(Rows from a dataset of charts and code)

######

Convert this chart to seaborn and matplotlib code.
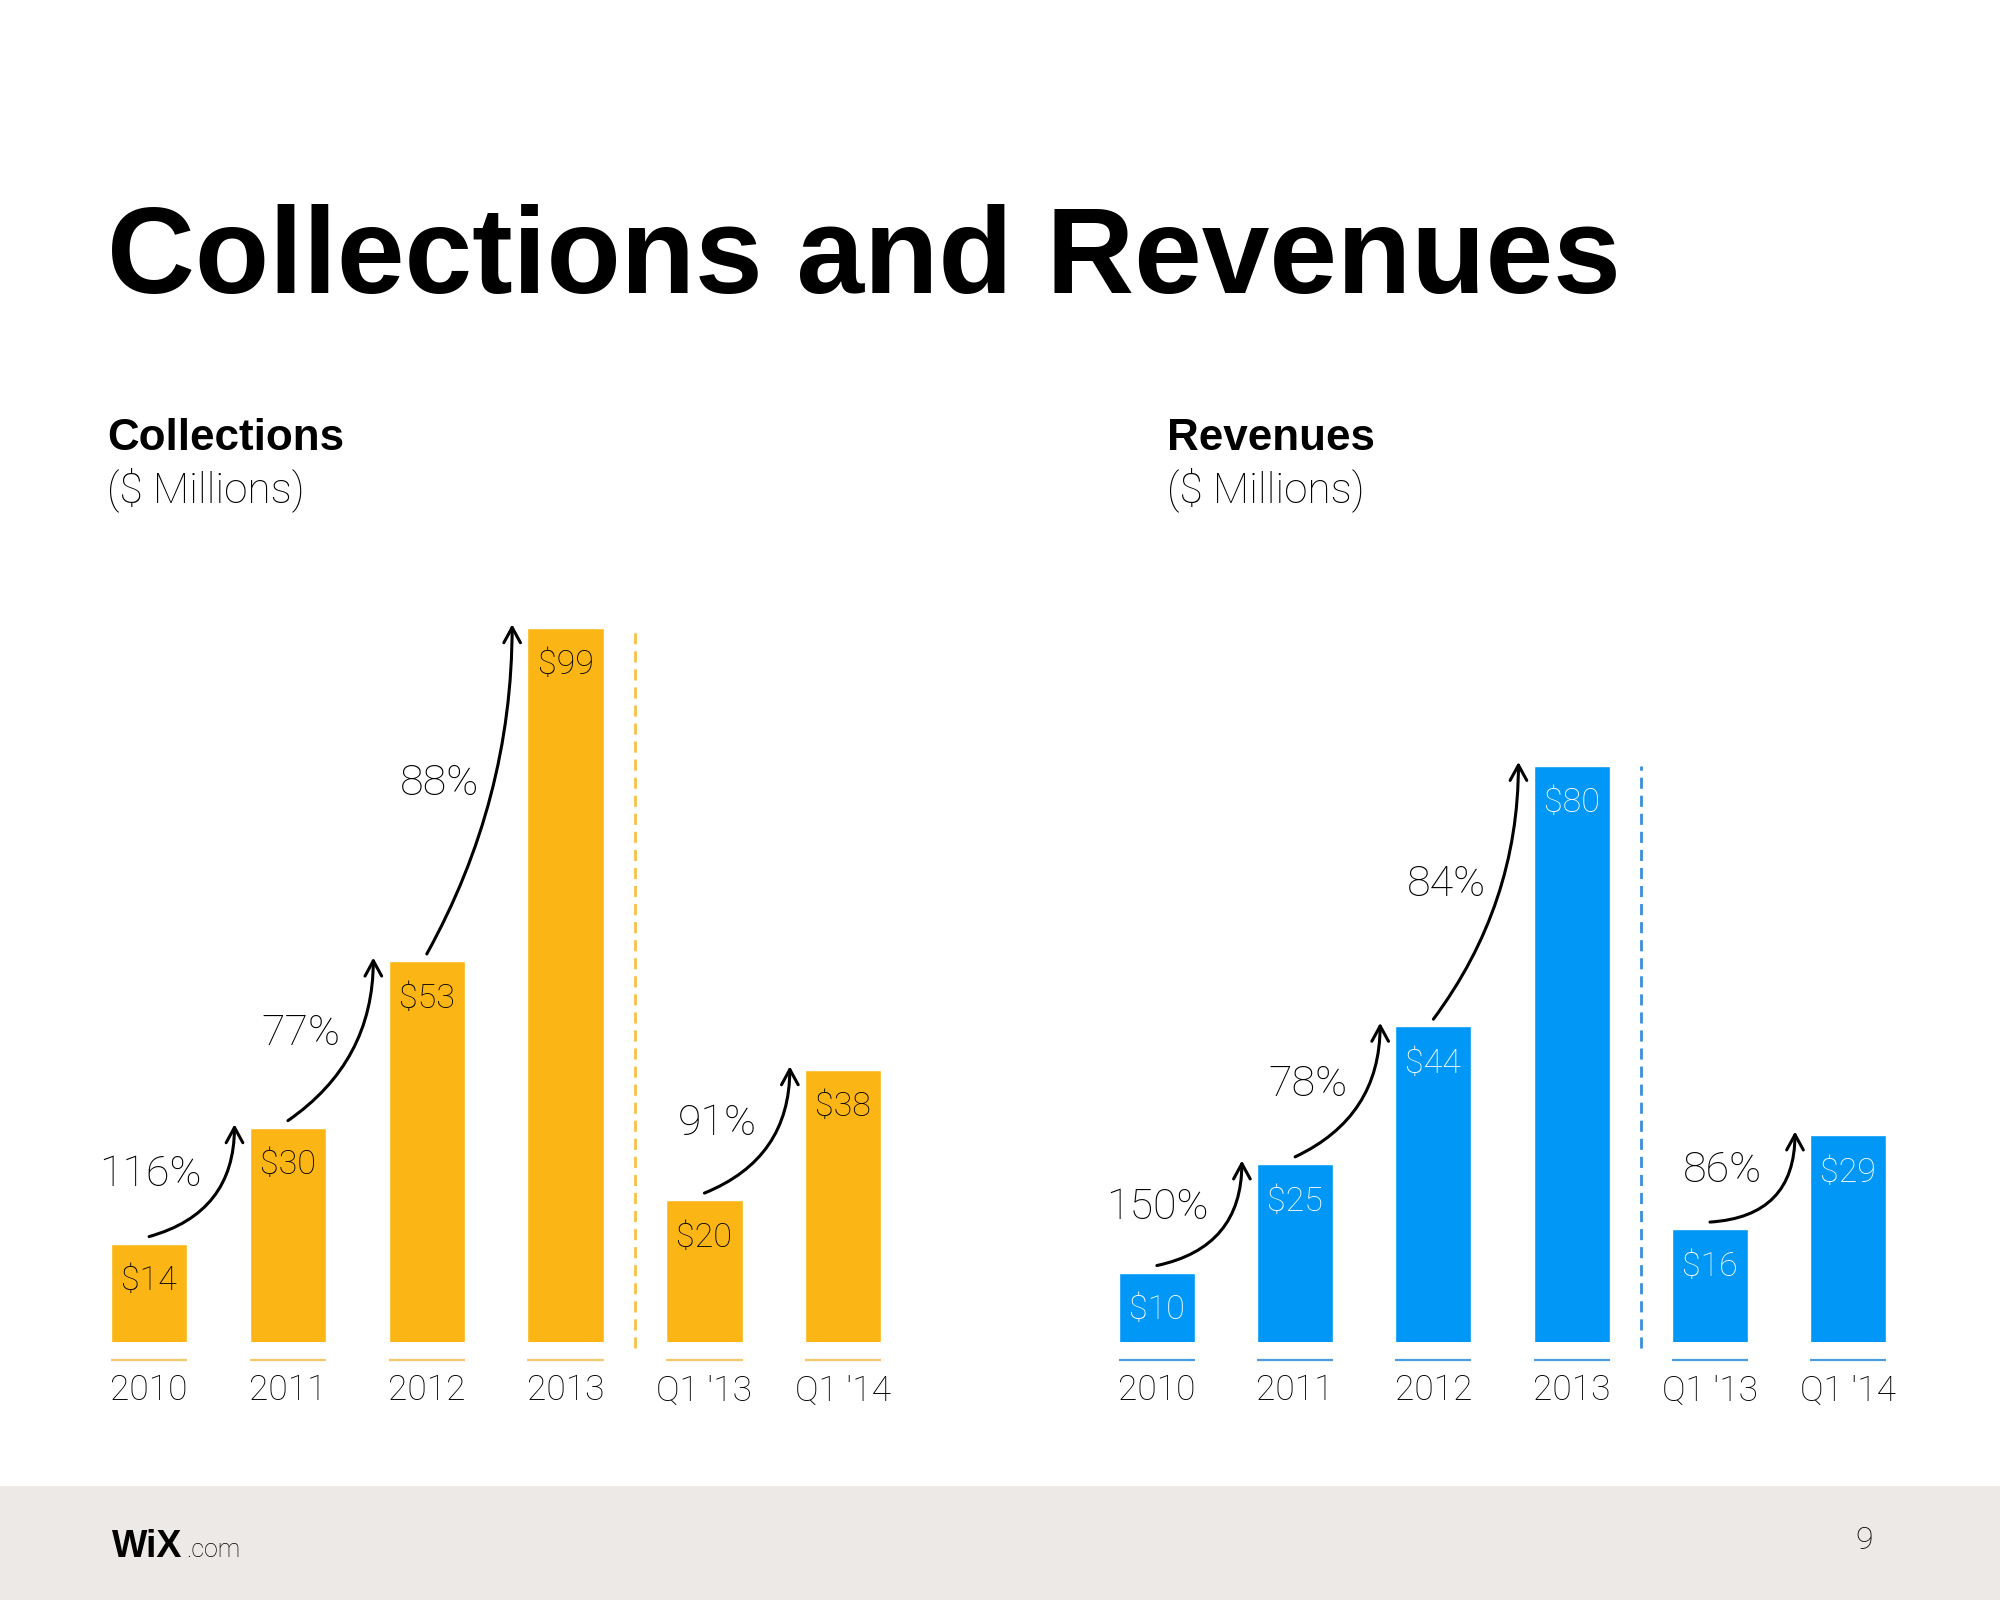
import numpy as np
import matplotlib
matplotlib.use("Agg")
import matplotlib.pyplot as plt
import seaborn as sns
from matplotlib.patches import Rectangle

# ---------------- data ----------------
categories = ["2010", "2011", "2012", "2013", "Q1 '13", "Q1 '14"]
collections = [14, 30, 53, 99, 20, 38]
revenues = [10, 25, 44, 80, 16, 29]
collections_labels = ["$14", "$30", "$53", "$99", "$20", "$38"]
revenues_labels = ["$10", "$25", "$44", "$80", "$16", "$29"]
growth_pairs = [(0, 1), (1, 2), (2, 3), (4, 5)]
collections_growth = ["116%", "77%", "88%", "91%"]
revenues_growth = ["150%", "78%", "84%", "86%"]

ORANGE = "#FBB616"
BLUE = "#0097F7"

sns.set_style("white")
plt.rcParams["font.family"] = ["Liberation Sans", "DejaVu Sans"]
plt.rcParams["text.color"] = "black"
plt.rcParams["xtick.color"] = "black"
LIGHT = ["Roboto", "Liberation Sans", "DejaVu Sans"]

W, H = 2000, 1600
fig = plt.figure(figsize=(20, 16), dpi=100)
fig.patch.set_facecolor("white")

# footer band
fig.add_artist(Rectangle((0, 0), 1, (H - 1486) / H, transform=fig.transFigure,
                         facecolor="#ECE9E6", edgecolor="none", zorder=0))

# titles
fig.text(107 / W, 1 - 293 / H, "Collections and Revenues", fontsize=87.6,
         fontweight="bold", va="baseline", ha="left", color="black")
for x0, name in [(107, "Collections"), (1167, "Revenues")]:
    fig.text(x0 / W, 1 - 450 / H, name, fontsize=31.7, fontweight="bold",
             va="baseline", ha="left", color="black")
    fig.text(x0 / W, 1 - 502 / H, "($ Millions)", fontsize=30.5, family=LIGHT,
             fontweight="light", va="baseline", ha="left", color="black")

# footer texts
fig.text(112 / W, 1 - 1557 / H, "WiX", fontsize=27, fontweight="bold",
         va="baseline", ha="left", color="black")
fig.text(186 / W, 1 - 1557 / H, ".com", fontsize=18, family=LIGHT,
         fontweight="light", va="baseline", ha="left", color="black")
fig.text(1864 / W, 1 - 1549 / H, "9", fontsize=23, family=LIGHT,
         fontweight="light", va="baseline", ha="center", color="black")

bottom_px, top_px = 1342, 600
ax_b = (H - bottom_px) / H
ax_h = (bottom_px - top_px) / H
ax_left = fig.add_axes([79.7 / W, ax_b, 833 / W, ax_h])
ax_right = fig.add_axes([1087.7 / W, ax_b, 829.7 / W, ax_h])

BAR_W = 0.55
Y_LO, Y_HI = 0.45, 102.85


def draw_panel(ax, vals, labels, growth, color, label_color, line_color, dash_color):
    sns.barplot(x=categories, y=vals, color=color, saturation=1, width=BAR_W,
                ax=ax, zorder=2)
    ax.set_xlim(-0.5, 5.5)
    ax.set_ylim(Y_LO, Y_HI)
    for s in ax.spines.values():
        s.set_visible(False)
    ax.set_yticks([])
    ax.set_xlabel("")
    ax.set_ylabel("")
    ax.set_facecolor("none")
    ax.tick_params(axis="x", length=0, pad=23)
    for t in ax.get_xticklabels():
        t.set_fontsize(25.5)
        t.set_family(LIGHT)
        t.set_fontweight("light")
        t.set_color("black")
    n = len(vals)
    idx = np.arange(n)
    # underline marks under each bar
    ax.hlines([Y_LO - 2.5] * n, idx - BAR_W / 2, idx + BAR_W / 2, color=line_color,
              lw=1.6, clip_on=False)
    # separator
    ax.vlines(3.5, Y_LO - 0.8, max(vals), color=dash_color, lw=2,
              linestyles=(0, (4, 2.5)), clip_on=False)
    # value labels
    for i, (v, lab) in enumerate(zip(vals, labels)):
        ax.annotate(lab, (i, v), xytext=(0, -27), textcoords="offset points",
                    ha="center", va="center", fontsize=24.5, family=LIGHT,
                    fontweight="light", color=label_color, zorder=3)
    # growth arrows
    for (i, j), g in zip(growth_pairs, growth):
        x1, y1 = i + 0.0, vals[i] + 1.0
        x2, y2 = j - 0.385, vals[j] + 0.5
        p1 = ax.transData.transform((x1, y1))
        p2 = ax.transData.transform((x2, y2))
        dx, dy = p2 - p1
        rad = 0.5 * dx / dy
        ax.annotate("", xy=(x2, y2), xytext=(x1, y1),
                    arrowprops=dict(arrowstyle="->,head_length=0.55,head_width=0.3",
                                    connectionstyle=f"arc3,rad={rad:.3f}",
                                    lw=2.2, color="black", shrinkA=0, shrinkB=0,
                                    mutation_scale=20),
                    annotation_clip=False, zorder=4)
        xm, ym = (x1 + x2) / 2, (y1 + y2) / 2
        ax.text(xm + 0.07, ym + 0.8, g, ha="right", va="center", fontsize=31,
                family=LIGHT, fontweight="light", color="black", clip_on=False)


draw_panel(ax_left, collections, collections_labels, collections_growth,
           ORANGE, "black", "#F6C66A", "#F8C047")
draw_panel(ax_right, revenues, revenues_labels, revenues_growth,
           BLUE, "white", "#4A9DE2", "#3A8EDB")

fig.savefig("out.png", dpi=100)
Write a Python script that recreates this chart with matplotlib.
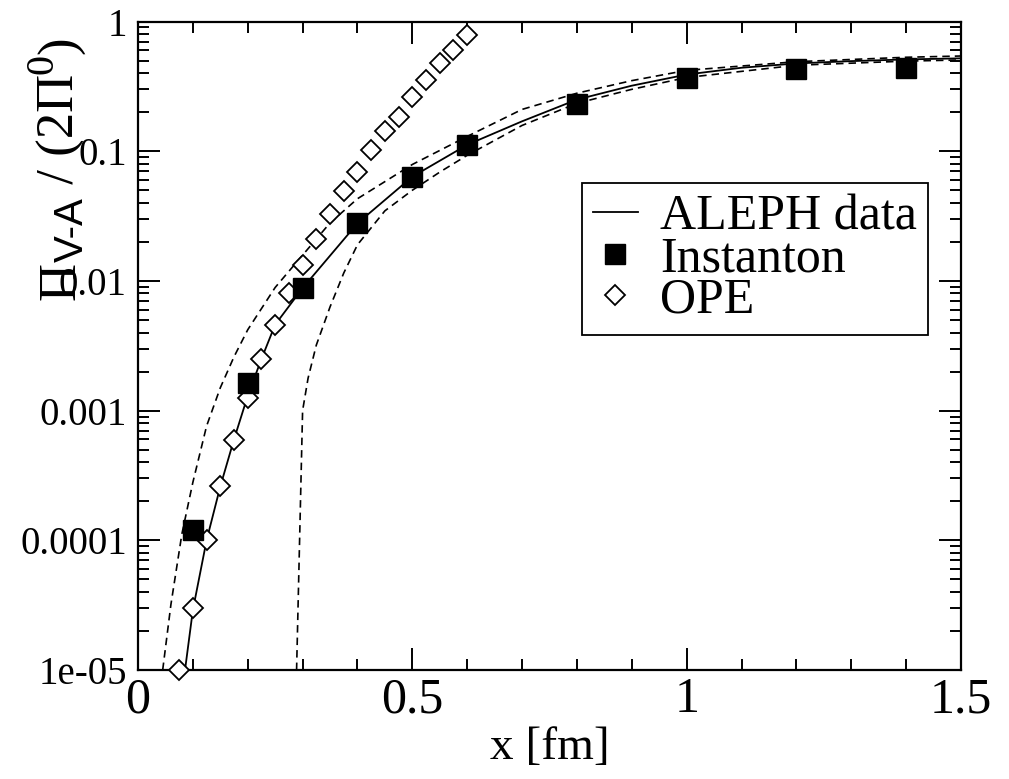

######

▶ **Objective**
Answer only with how many lines in the records include "seaborn".

▶ **Written response**
2